Matt is so bullish on Chinese biotechs that he’s even called them “an investment that may have the biggest upside potential I have ever seen.”
These latest tensions between the U.S. and China are troubling, but they don’t change the investment potential Matt has identified. After all, Matt isn’t recommending the MSCI All Country World Index, which could be affected by the Trump administration.
Going beyond this, some of Matt’s recommendations trade on the Hong Kong exchange (HKSE) itself, which would completely sidestep current capital control decisions being considered.
We’re hopeful that cooler heads will prevail and we’ll reach a trade agreement sooner than later, but even if it drags out, we’re still bullish on the long-term opportunities in China.
***On that note, Trump is scheduled to meet with the Chinese vice premier tomorrow at the White House
Per usual, there’s lots of posturing going into this meeting. Here’s Trump’s tweet from earlier today:
Of course, reports from the South China Morning Post dispute Trump’s tweet, claiming that the two sides have not made progress and Liu will cut his visit short.
But then, earlier this morning, Liu was quoted in Chinese state-run media as saying:
The Chinese side has come with great sincerity and is willing to make serious exchanges with the U.S. on issues of common concern such as trade balance, market access and investor protection, and promote positive progress in the consultations.

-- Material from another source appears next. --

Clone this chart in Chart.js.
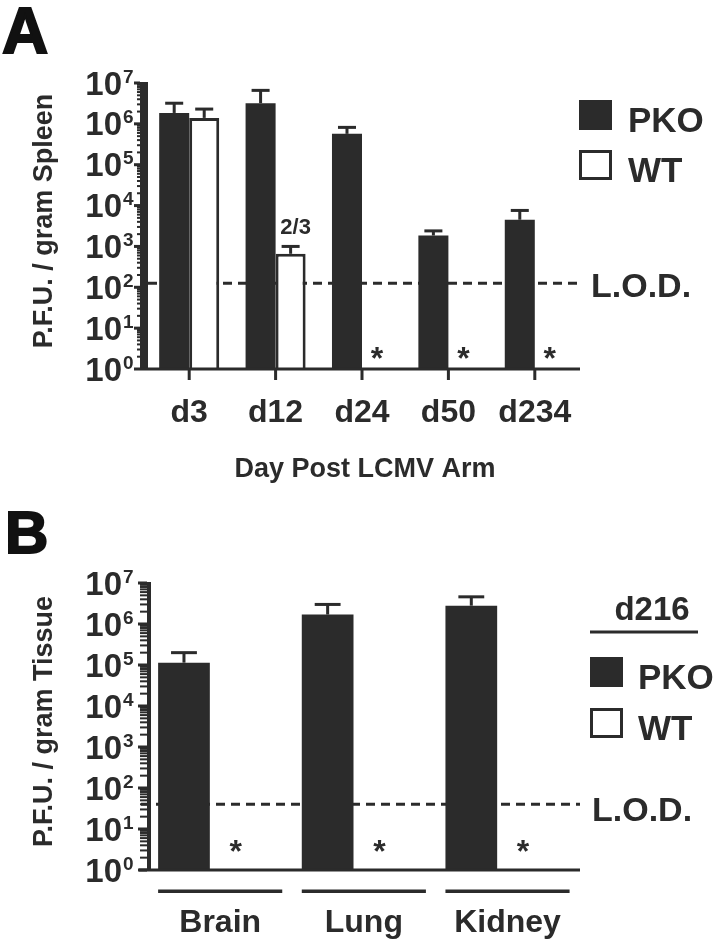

At this point, who knows? In just the last 24 hours, there has been a barrage of rumors and speculation about the state of these talks — whether they’re happening, whether some tariffs might be suspended, and the scope of what each side wants in the talks … At this point, let’s just watch and see.
We’re crossing fingers for signs of progress. But even if news is lackluster, the investment potential in China isn’t.